Search engines play a major role in the success and growth of the WWW. In doing so they in turn help shape the web: they create new business models, modify content creation and consumption practices, support new forms of user interaction, etc. Semantic Web technologies have the potential to greatly improve search; if they succeed, this will in turn speed up the growth and impact of the semantic web initiatives. Yahoo! has already announced important steps towards integrating semantic technologies to improve and open up its search engine to content publishers, consumers and advertisers. In my talk I will briefly discuss some of these initiatives.

However, the history of Information Retrieval has taught us that fundamentally improving search through the use of semantics is a hard scientific problem. So far, semantic technologies have been successful at improving search only in closed-domain areas, with controlled vocabularies and small ontologies. However, it is unclear how we may transfer these technologies to more open domains (or to the WWW at large). Even harder is the challenge of improving search through the use of automatically extracted semantic information from text. At Yahoo! Research, experts in computational linguistics, semantic web and information retrieval work together to better understand this problem and go beyond the current state of the art. During my talk, I will review several of our research projects in these areas, drawing from examples in computational advertising, entity ranking, question answering and query suggestion.

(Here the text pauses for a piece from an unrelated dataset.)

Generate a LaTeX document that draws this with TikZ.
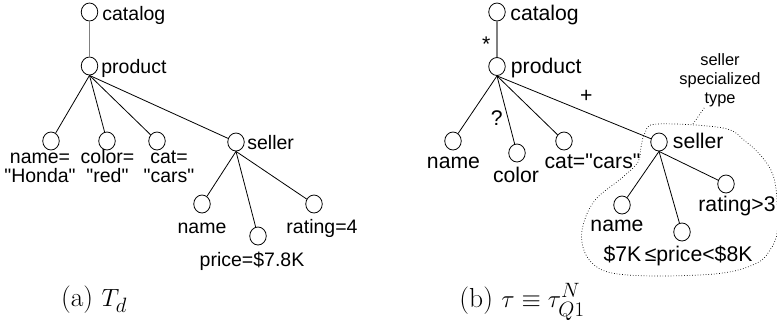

Hugo Zaragoza - Yahoo! Research Barcelona

Hugo Zaragoza is a researcher working on Information Retrieval at Yahoo! Research Barcelona. From 2001 to 2006, Hugo worked at Microsoft Research (Cambridge, UK) with Stephen Robertson, mostly on probabilistic ranking methods for corporate and web search, but also on document classification, expert finding, relevance feedback, and dialogue generation for games. He also spent a considerable amount of time collaborating with Microsoft product groups such as MSN-Search and SharePoint Portal Server. Prior to Microsoft Research, Hugo taught computer science and completed a Ph.D. at the LIP6 (U. Paris 6) on the application of dynamic probabilistic models to a wide range of Information Access problems.